Susan M. Collins will serve as an evaluating judge for a new competition that will award a $100 million grant to a single proposal designed to help solve a critical problem affecting people, places, or the planet. The John D. and Catherine T. MacArthur Foundation’s competition, called 100&Change, is open to organizations working in any field of endeavor anywhere. Applicants must identify both the problem they are trying to solve, as well as their proposed solution. Competitive proposals will be meaningful, verifiable, durable, and feasible.
As a judge for 100&Change, Collins will evaluate valid proposals randomly assigned to her according to a strict set of criteria designed to favor proposals that maximize measurable impact in their chosen areas. More information about the judges and their evaluation methodology will be shared publicly via the competition website, www.100andchange.org. Participants submitting valid proposals will receive feedback from the judges.
“Solving society’s most pressing problems isn’t easy, but we believe it can be done,” said MacArthur President Julia Stasch. “Potential solutions may go unnoticed or under-resourced and are waiting to be brought to scale. Every three years, we plan to award $100 million to help make one of these solutions a reality. Through 100&Change, we want to inspire, encourage, and support other people’s ideas, here in our hometown Chicago, across the nation and around the world, about how to address major challenges and enable real progress toward a solution.”
100&Change will consider applications from across the United States and around the world. Nonprofit and for-profit organizations can apply, subject to eligibility rules. The competition will not accept applications from individuals or government agencies.
“We believe that 100&Change can have a ripple effect beyond what a single $100 million grant enables,” said Cecilia Conrad, MacArthur’s Managing Director leading the competition. “Setting audacious goals is inspiring. Clear evidence of impact can encourage other funders to invest in solvable problems more broadly, and applicants who do not receive the $100 million grant will still receive valuable feedback on and attention to their ideas.”
To participate, applicants must first register on the website by September 2, 2016. Then they must complete a substantive online application, detailing the problem, solution, and budget, along with posting a video pitch. Proposals will be accepted through October 3, 2016. Semi-finalists will be announced in December. Each semi-finalist will receive assistance from an expert team to identify and address questions about technical and organizational capacity required to implement each proposed solution, including specific plans to monitor, evaluate, and learn during implementation. Each semi-finalist will also be asked to show significant, authentic engagement with affected communities. MacArthur’s Board of Directors will select finalists in the summer of 2017. Finalists will present their solutions during a live event in the fall of 2017, after which the Board will make the final decision about the $100 million grant recipient.
The MacArthur Foundation supports creative people, effective institutions, and influential networks building a more just, verdant, and peaceful world.
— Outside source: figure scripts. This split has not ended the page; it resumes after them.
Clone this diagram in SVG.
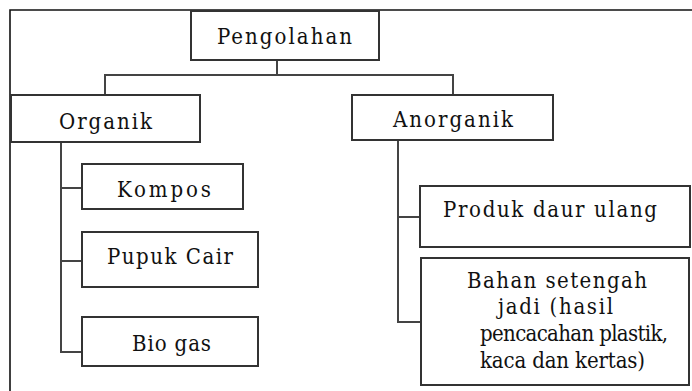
<svg xmlns="http://www.w3.org/2000/svg" width="692" height="391" viewBox="0 0 692 391">
<style>
.frame{fill:none;stroke:#111;stroke-width:1.6}
.box{fill:#fff;stroke:#333;stroke-width:2}
.con{fill:none;stroke:#444;stroke-width:2}
text{fill:#111;font-family:'DejaVu Serif Condensed','DejaVu Serif',serif;font-stretch:condensed;font-size:22px}
</style>
<rect width="692" height="391" fill="#fff"/>
<g id="frame"><path class="frame" d="M10,391 V10 H692"/></g>
<g id="connectors">
<path class="con" d="M277,60 V75 M105,95 V75 H453 V95"/>
<path class="con" d="M61,142 V352 H82 M61,188 H82 M61,261 H82"/>
<path class="con" d="M398,140 V322 H421 M398,217 H420"/>
</g>
<g id="pengolahan"><rect class="box" x="191" y="11" width="188" height="49"/><text x="217" y="44" textLength="135" lengthAdjust="spacing">Pengolahan</text></g>
<g id="organik"><rect class="box" x="11" y="95" width="189" height="47"/><text x="59" y="129" textLength="93" lengthAdjust="spacing">Organik</text></g>
<g id="anorganik"><rect class="box" x="352" y="95" width="201" height="45"/><text x="393" y="127" textLength="120" lengthAdjust="spacing">Anorganik</text></g>
<g id="kompos"><rect class="box" x="82" y="164" width="161" height="45"/><text x="117" y="197" textLength="94" lengthAdjust="spacing">Kompos</text></g>
<g id="pupuk-cair"><rect class="box" x="82" y="232" width="176" height="55"/><text x="107" y="264" textLength="126" lengthAdjust="spacing">Pupuk Cair</text></g>
<g id="bio-gas"><rect class="box" x="82" y="317" width="176" height="49"/><text x="132" y="351" textLength="79" lengthAdjust="spacing">Bio gas</text></g>
<g id="produk"><rect class="box" x="420" y="186" width="270" height="61"/><text x="443" y="217" textLength="214" lengthAdjust="spacing">Produk daur ulang</text></g>
<g id="bahan"><rect class="box" x="421" y="258" width="268" height="127"/>
<text x="467" y="288" textLength="180" lengthAdjust="spacing">Bahan setengah</text>
<text x="498" y="314" textLength="115" lengthAdjust="spacing">jadi (hasil</text>
<text x="480" y="341" textLength="188" lengthAdjust="spacing">pencacahan plastik,</text>
<text x="480" y="368" textLength="165" lengthAdjust="spacing">kaca dan kertas)</text>
</g>
</svg>
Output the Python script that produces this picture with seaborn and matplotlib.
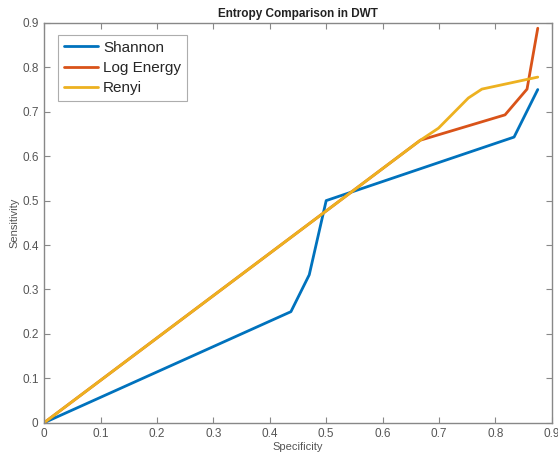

MacArthur is placing a few big bets that truly significant progress is possible on some of the world’s most pressing social challenges, including over-incarceration, global climate change, nuclear risk, and significantly increasing financial capital for the social sector. In addition to the MacArthur Fellows Program, the Foundation continues its historic commitments to the role of journalism in a responsible and responsive democracy; the strength and vitality of our headquarters city, Chicago; and generating new knowledge about critical issues. More information is at www.macfound.org.
Susan M. Collins is the Joan and Sanford Weill Dean of Public Policy at the Gerald R. Ford School of Public Policy and a professor of public policy and economics. She is an international economist whose research interests focus on the implications of increasing international economic integration and the determinants of economic growth in industrial, emerging market, and developing countries. She currently serves as a member of the Board of Directors of the Federal Reserve Bank of Chicago, a member of the Council on Foreign Relations, a research associate at the National Bureau of Economic Research, and a nonresident senior fellow at the Brookings Institution. She served a term as president of the Association for Professional Schools of International Affairs (APSIA) from 2013-2015 and, earlier in her career, as a senior staff economist on the President’s Council of Economic Advisers. Collins received her BA summa cum laude in economics from Harvard University and her PhD from the Massachusetts Institute of Technology.